The basic idea here is fairly straightforward but there are a few details to be worked out:
-
How does the debugger enumerate the heap's "roots"?
-
How does signalling between the debugger and the debugee happen? In principle this whole mechanism could be implemented with
ptrace
, at the expense of cross-platform support. Alternatively, the RTS could expose a socket interface, like the JVM does. -
How does the debugee provide access to its heap?
- If ptrace is used then
PTRACE_PEEK*
could be used by the debugger. - On POSIX platforms the debugger could
mmap
the debuggee's/proc/*/mem
file - If the socket interface were a domain socket: On some platforms it might be possible the debuggee could send an
fd
representing their heap mapping to the debugger, which the debugger could thenmmap
- The socket protocol could define read operations allowing the debugger to request heap objects from the debuggee
Of these, (4) is by far the simplest and least platform dependent. However, it is also the least efficient, requiring two context switches per request. The cost of, e.g., walking a long linked list via this mechanism would like be prohibitive if naively implemented.
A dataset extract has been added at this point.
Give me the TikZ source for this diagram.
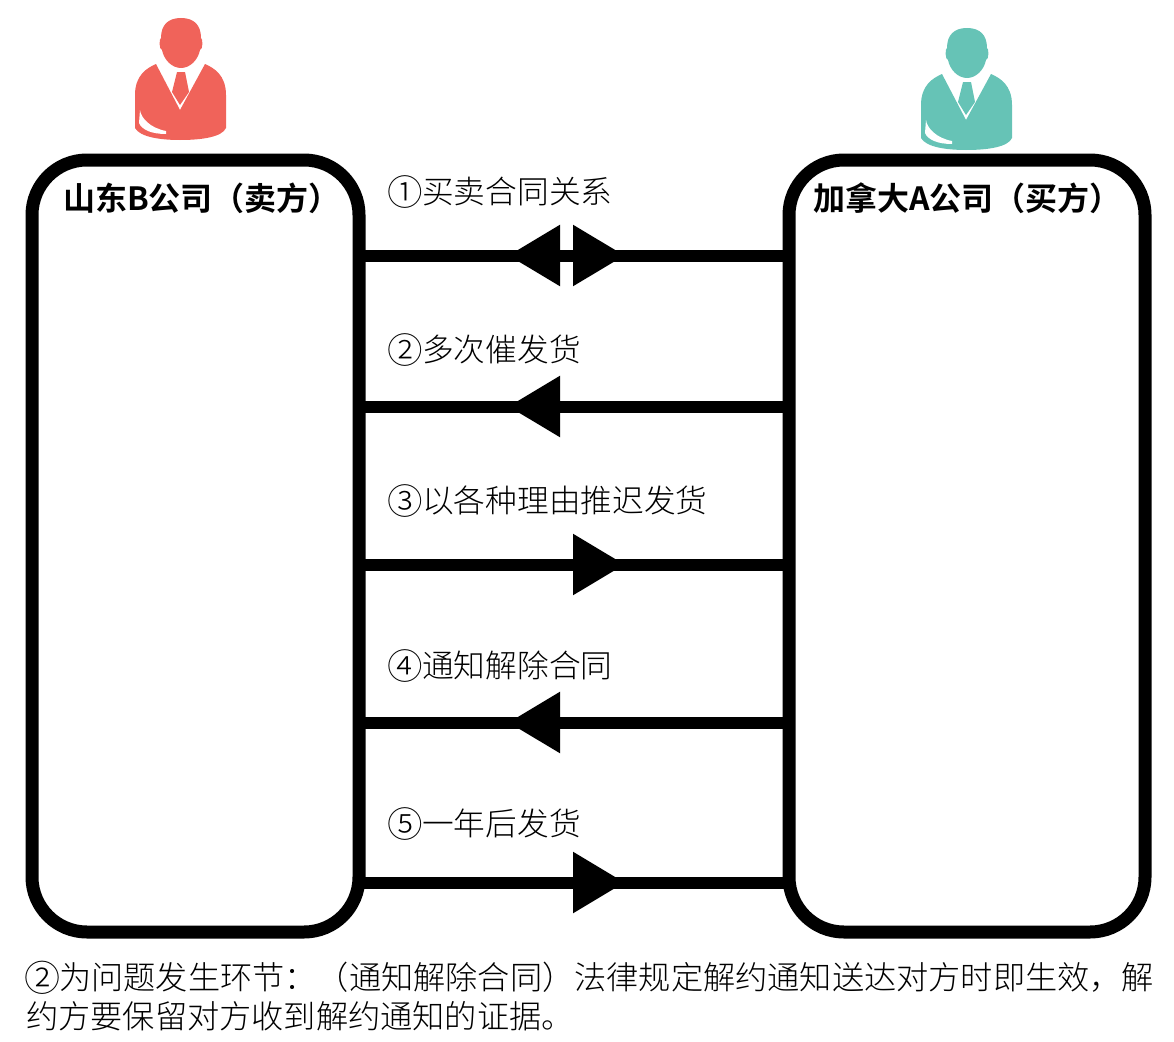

For this reason I suspect the protocol would need to provide some sort of batching.
- If ptrace is used then
On the whole I suspect a simple socket protocol with option (4) could be reasonably simple. Moreover, the entire thing could be implemented in a pair of libraries:
- a
ghc-debugee
library would include a C start-up hook 1 which would open the socket and start a thread to serve requests, calling into the RTS to pause/resume execution when necessary (although figuring out how best to do this will take a bit of digging). - a
ghc-debugger-raw
library would provide the Haskell client bits. This would just be a small shim putting a safe interface around connecting to the debuggee, requesting a pause, and requesting objects from the debuggee, and deserialising them into theghc-heap
representation.
Finally, a ghc-debugger
library could offer a high-level interface which would provide a "pure" view into the debuggee's heap via laziness (which could even be automatically prefetched and batched into larger requests for efficiency). The only potential issue with this final layer is the possibility for leaks (e.g. it would be very easy for the debugger to inadvertently retain an full copy of the debuggee's heap in the form of the (much larger) ghc-heap
representation).
-
I do a trick similar to this in my ghc-eventlog-socket experiment.
↩